WHAT YOU SHOULD DO:
Make an exact copy, from the records below, of the lines from the line containing "Write the Chart.js code for this chart." to the line containing "prob[i] at days[i]", both lines included, excluding pictures.

BEGIN INPUT RECORDS

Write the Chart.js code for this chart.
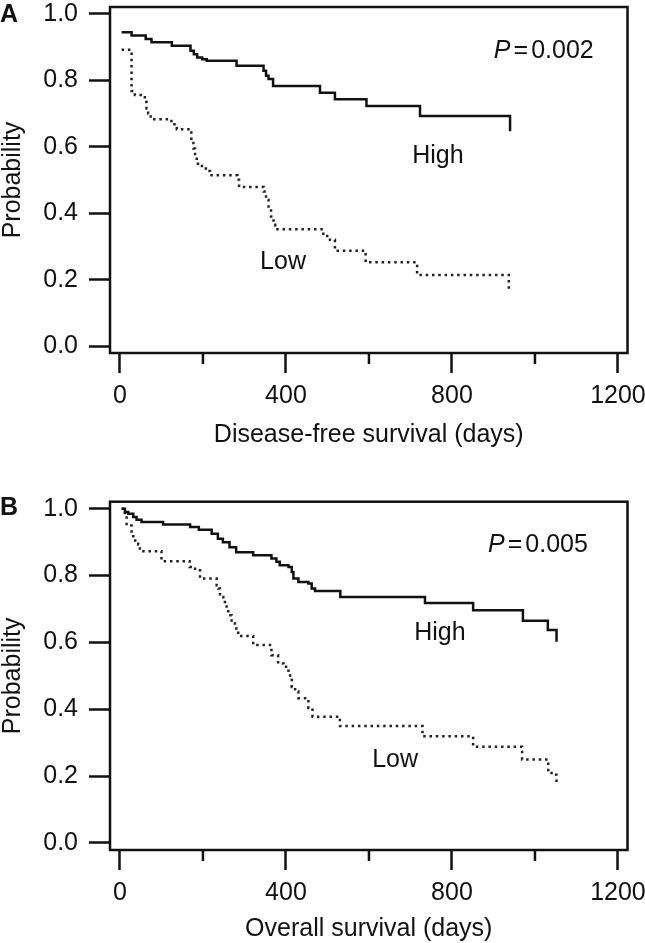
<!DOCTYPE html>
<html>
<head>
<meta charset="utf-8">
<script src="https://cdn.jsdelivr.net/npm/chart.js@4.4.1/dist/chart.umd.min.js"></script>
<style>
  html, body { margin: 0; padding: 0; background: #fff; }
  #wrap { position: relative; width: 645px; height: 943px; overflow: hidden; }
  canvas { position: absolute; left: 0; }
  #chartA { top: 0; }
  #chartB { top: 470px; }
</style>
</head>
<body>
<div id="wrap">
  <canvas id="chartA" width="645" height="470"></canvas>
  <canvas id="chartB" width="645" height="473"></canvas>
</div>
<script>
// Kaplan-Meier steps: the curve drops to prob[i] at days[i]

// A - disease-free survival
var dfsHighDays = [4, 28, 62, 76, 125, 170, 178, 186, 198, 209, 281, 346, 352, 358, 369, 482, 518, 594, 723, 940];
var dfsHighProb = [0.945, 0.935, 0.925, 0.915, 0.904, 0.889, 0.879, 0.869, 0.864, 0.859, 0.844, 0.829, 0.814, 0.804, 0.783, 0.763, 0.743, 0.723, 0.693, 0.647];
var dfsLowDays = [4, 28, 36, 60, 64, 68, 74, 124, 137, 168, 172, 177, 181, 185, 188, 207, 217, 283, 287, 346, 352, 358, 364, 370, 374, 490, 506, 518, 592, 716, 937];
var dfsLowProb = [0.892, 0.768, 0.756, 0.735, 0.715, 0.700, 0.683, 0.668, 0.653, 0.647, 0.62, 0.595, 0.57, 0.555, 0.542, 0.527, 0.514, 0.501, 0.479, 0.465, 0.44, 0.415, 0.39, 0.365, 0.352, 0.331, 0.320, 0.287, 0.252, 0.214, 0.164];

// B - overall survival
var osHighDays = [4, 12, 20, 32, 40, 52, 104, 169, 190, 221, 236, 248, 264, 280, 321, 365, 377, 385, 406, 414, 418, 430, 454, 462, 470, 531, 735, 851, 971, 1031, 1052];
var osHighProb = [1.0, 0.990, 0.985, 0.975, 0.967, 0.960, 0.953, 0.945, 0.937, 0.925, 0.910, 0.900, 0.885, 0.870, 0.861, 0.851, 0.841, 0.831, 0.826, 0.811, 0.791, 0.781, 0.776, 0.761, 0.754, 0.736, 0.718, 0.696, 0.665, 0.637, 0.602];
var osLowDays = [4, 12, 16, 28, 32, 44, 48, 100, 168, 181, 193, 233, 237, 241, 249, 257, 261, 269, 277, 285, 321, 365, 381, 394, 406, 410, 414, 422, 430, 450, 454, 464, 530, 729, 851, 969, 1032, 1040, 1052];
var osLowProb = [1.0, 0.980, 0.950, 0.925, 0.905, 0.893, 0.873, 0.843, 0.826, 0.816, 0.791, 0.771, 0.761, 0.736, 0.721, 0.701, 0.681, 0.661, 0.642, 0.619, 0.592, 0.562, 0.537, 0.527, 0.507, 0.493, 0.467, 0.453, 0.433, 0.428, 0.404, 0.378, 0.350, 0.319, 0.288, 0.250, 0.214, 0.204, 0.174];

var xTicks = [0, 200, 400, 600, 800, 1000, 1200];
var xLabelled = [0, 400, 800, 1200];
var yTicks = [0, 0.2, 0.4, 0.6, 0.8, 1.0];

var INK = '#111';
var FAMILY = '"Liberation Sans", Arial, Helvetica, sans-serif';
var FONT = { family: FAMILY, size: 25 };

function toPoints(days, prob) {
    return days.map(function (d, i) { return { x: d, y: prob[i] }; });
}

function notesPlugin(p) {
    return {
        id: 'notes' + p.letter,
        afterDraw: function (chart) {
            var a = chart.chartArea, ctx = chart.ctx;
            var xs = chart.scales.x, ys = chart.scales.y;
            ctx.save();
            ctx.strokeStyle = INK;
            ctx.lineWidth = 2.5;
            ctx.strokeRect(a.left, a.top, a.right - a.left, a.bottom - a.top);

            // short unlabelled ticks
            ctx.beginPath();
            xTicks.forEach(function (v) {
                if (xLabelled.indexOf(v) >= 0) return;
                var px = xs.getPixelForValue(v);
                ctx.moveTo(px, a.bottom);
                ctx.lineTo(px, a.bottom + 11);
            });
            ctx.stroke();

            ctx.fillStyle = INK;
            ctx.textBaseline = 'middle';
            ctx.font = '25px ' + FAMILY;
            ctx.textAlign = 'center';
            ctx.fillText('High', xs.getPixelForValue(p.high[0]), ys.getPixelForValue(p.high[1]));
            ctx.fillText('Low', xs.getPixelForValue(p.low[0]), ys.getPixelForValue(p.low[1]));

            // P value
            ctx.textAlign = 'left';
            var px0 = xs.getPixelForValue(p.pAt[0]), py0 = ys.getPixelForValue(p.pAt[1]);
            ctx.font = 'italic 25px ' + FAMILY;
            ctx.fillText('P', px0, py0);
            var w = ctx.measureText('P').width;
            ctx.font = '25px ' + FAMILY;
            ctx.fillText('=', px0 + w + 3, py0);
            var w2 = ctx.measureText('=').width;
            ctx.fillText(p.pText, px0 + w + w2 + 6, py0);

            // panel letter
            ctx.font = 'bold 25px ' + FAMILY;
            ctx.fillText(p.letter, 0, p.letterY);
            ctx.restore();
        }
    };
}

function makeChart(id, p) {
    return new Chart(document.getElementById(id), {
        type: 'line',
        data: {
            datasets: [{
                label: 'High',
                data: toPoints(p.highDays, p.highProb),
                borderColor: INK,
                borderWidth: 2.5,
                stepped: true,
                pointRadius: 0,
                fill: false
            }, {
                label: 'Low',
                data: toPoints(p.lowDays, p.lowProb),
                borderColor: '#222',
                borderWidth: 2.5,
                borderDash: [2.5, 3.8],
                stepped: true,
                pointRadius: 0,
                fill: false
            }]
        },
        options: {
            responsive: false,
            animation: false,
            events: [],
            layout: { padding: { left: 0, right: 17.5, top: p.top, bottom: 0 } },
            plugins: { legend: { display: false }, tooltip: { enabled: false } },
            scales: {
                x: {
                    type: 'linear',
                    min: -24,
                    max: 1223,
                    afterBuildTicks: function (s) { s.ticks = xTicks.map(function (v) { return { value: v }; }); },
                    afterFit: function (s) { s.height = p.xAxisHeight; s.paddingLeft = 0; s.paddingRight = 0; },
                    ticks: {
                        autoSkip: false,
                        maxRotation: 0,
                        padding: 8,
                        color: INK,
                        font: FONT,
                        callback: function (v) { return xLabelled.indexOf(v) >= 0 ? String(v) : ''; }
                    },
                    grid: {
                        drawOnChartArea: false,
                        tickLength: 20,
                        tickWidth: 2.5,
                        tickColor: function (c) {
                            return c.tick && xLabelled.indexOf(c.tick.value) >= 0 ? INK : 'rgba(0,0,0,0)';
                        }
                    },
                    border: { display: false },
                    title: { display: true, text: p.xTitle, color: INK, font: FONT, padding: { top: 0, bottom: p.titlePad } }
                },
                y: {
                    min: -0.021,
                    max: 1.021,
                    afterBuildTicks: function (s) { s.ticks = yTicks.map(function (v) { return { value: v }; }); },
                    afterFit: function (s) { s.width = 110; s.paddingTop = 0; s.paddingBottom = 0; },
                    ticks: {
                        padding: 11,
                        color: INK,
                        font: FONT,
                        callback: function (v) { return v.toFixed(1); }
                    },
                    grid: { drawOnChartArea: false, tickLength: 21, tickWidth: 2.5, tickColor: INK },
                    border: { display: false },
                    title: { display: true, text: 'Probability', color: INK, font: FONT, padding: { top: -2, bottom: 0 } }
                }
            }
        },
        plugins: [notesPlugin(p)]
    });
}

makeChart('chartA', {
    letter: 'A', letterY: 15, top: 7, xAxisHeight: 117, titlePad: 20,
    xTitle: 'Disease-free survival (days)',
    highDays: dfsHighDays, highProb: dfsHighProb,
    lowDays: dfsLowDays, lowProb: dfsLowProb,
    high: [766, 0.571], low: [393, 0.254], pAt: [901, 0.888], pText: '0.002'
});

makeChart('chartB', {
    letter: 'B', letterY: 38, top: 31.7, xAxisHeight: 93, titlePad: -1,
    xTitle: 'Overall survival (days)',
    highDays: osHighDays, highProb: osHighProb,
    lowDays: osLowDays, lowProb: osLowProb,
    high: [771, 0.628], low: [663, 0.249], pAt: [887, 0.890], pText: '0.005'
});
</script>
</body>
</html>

END INPUT RECORDS
BEGIN INPUT RECORDS

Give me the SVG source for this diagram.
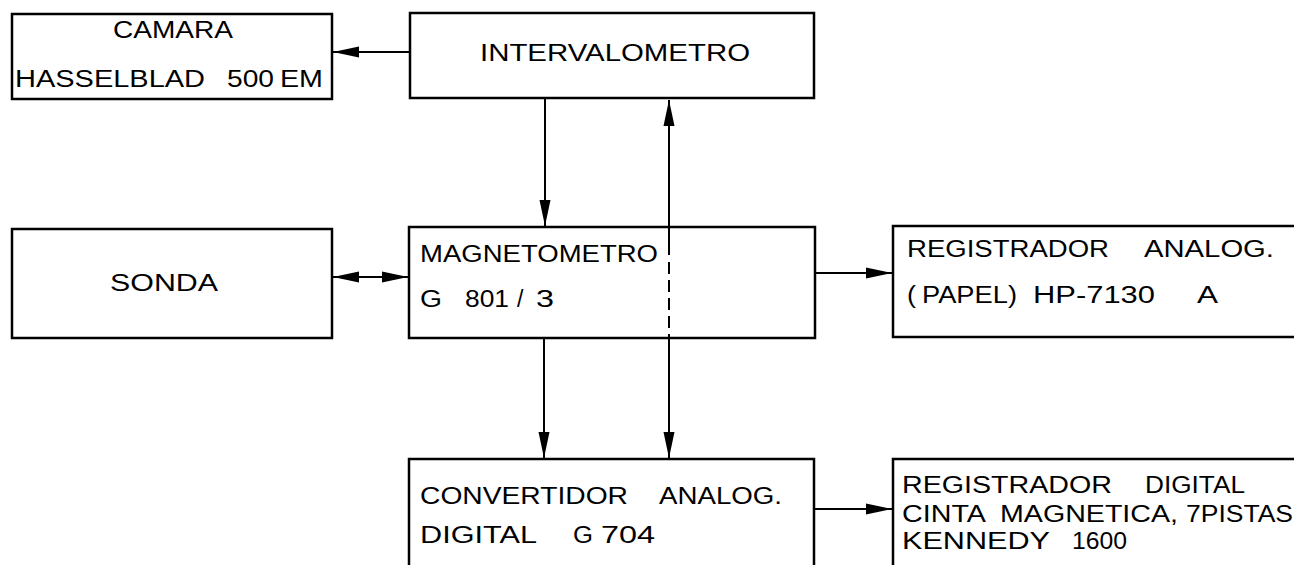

END INPUT RECORDS

EXERCISE ANSWER:
Write the Chart.js code for this chart.
<!DOCTYPE html>
<html>
<head>
<meta charset="utf-8">
<script src="https://cdn.jsdelivr.net/npm/chart.js@4.4.1/dist/chart.umd.min.js"></script>
<style>
  html, body { margin: 0; padding: 0; background: #fff; }
  #wrap { position: relative; width: 645px; height: 943px; overflow: hidden; }
  canvas { position: absolute; left: 0; }
  #chartA { top: 0; }
  #chartB { top: 470px; }
</style>
</head>
<body>
<div id="wrap">
  <canvas id="chartA" width="645" height="470"></canvas>
  <canvas id="chartB" width="645" height="473"></canvas>
</div>
<script>
// Kaplan-Meier steps: the curve drops to prob[i] at days[i]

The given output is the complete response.